3 thoughts on “Quick Draw Album Reviews: 8-Tracks Are Rollin’ On Into A New Age

  1. Great write-ups man! I’ll be writing my own reviews on the latter two albums, so I will withhold my opinions on them. But I will say I definitely lean positive with you on each. The first two however weren’t on my radar and I want to check them out after reading your reviews. Great to see two songs I’ve already enjoyed on Alexander’s album (Damn Country Music and Country Music Made Me Do It). And in regards to more rock undertones showing up in country I’m all for it and I’m surprised there hasn’t been a return to this sooner. Cody Canada is who I always think of when it comes to fusing together these sounds. But it makes sense it’s happening now, as it feels like a natural response to the smoothness of boyfriend country in the mainstream. Definitely a trend to keep an eye on.

    Liked by 1 person

    1. Thanks, man!
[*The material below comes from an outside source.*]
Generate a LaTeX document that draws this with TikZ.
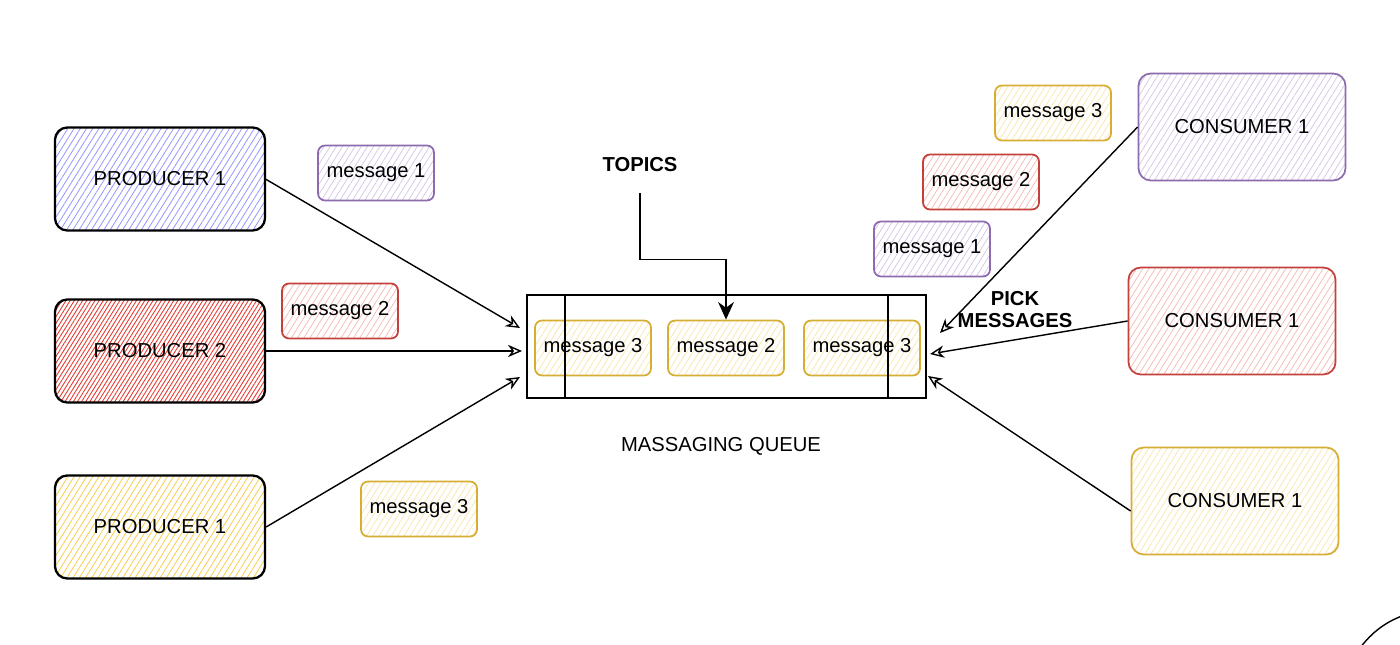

But thanks, I guess that’s the whole point of doing this anyway, haha (btw, listened to the Weeknd’s album and will agree it’s quite great, so thanks!).

      But yeah, I’m definitely not the kind of fan who buys into the Texas mindset where everything is so much better than Nashville or anything like that, but I have enjoyed watching this trend. Don’t know if you’re familiar with names like Koe Wetzel or Austin Meade, but they’re mainly who I’m referring to (even if I think Austin’s attempt at the sound is better than Koe’s).

      Liked by 1 person

      1. Glad you enjoyed The Weeknd album! And yes I’m of the same mindset with you on Texas country haha. I am familiar with both of them and I would agree that Meade is better at the sound. And his songwriting is also better suited for the sound.